I owned and rg7321. It was alright , nothing special. Pickups were terrible though.

If I were to buy another entry level 7 id probably take the sc207. Dont forget the sc207 has the odd pickup configuration with no neck pickup. Has bridge and center pickups which i beleive are sized for EMG bass housing.


----------



## Brendan G (Feb 24, 2009)

I have an Ibanez RG7321, no complaints.


----------



## Thin_Ice_77 (Feb 24, 2009)

I like the 7321. They get a lot of stick here, for reasons I'm not really that sure of. They're really easy to play, nice thin necks... the stock pickups are wack, but drop in some Dimarzios or something and you have a very decent, affordable 7.


----------



## BurialWithin (Feb 24, 2009)

Dude i'm an ibanez fan and all and that's all i play BUT the 7321 isn't great in my opinion. The pickups are crap and it feels like crap compared to a 7621/7620 or a 1527. I would skip it and go for the ESP.


----------



## Bleak (Feb 24, 2009)

7321. It's perfectly fine for a first 7. I'm not really sure how long you've been playing, but the pickup issue is never much of a problem unless you've been playing for a long time, and have a really good ear for tone. What amp are you playing through now?


----------



## ohmanthisiscool (Feb 24, 2009)

IF I was buying my first 7 it would be the sc-207


----------



## I_infect (Feb 24, 2009)

If you're going for an easy transition, go for the Ibanez.
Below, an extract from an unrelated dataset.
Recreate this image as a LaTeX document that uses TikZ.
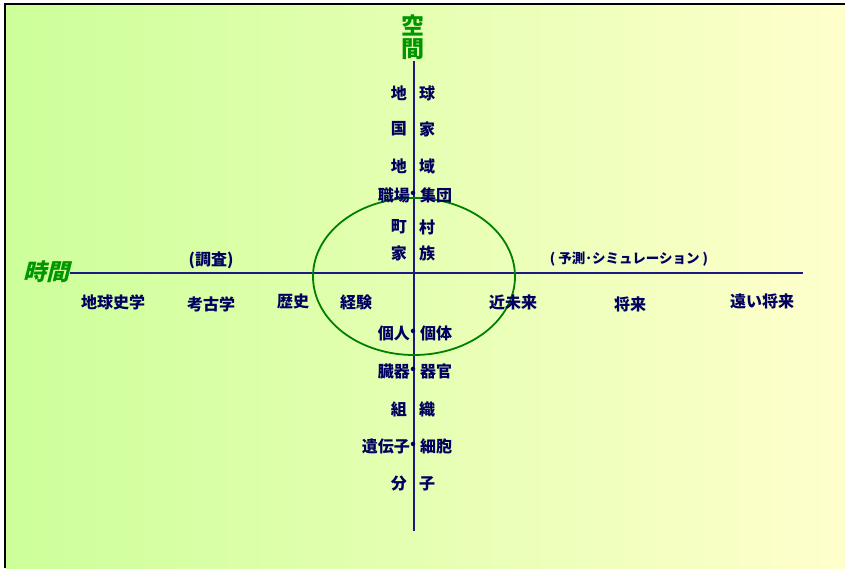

Other than that the components are junk IMO... my nut kept sticking, the tuners were horrible, and the bridge was a nightmare. Neck felt great though. The pickups weren't that bad.

If you plan on your 7 being your main guitar, get something better. I would prefer the Schecter. More easily upgradable(you're not stuck with EMGs), lower cost, and the feel/quality is going to be around the same as the ESP/LTD. They're probably even making them in the same factories now.


----------



## danenachtrieb (Feb 24, 2009)

Get the SC207, but dont forget to watch ebay. every now and then they get something really good for really cheap. just dont bid against me, jk. ESP RULES!


----------



## Harry (Feb 24, 2009)

I love the size and shape of the neck on the RG 7321 quite a lot.
The pickups are pretty mediocre though.


----------



## Collapse (Feb 24, 2009)

I have a rg7321 and had a sc207. 7321 is better IMO


----------



## Metal Ken (Feb 24, 2009)

All of them are gonna have the same specs essentially,so whichever one looks/feels the best.


----------



## Raoul Duke (Feb 24, 2009)

BurialWithin said:


> Dude i'm an ibanez fan and all and that's all i play BUT the 7321 isn't great in my opinion. The pickups are crap and it feels like crap compared to a 7621/7620 or a 1527. I would skip it and go for the ESP.



Yeah but the 1527 is a prestige model  and the 7621/7620 are more expensive than the 7321, so of course the 7321 wouldn't be as good as them.

Comparing a 1527 to a 7321 is like comparing a Porsche to a toyota.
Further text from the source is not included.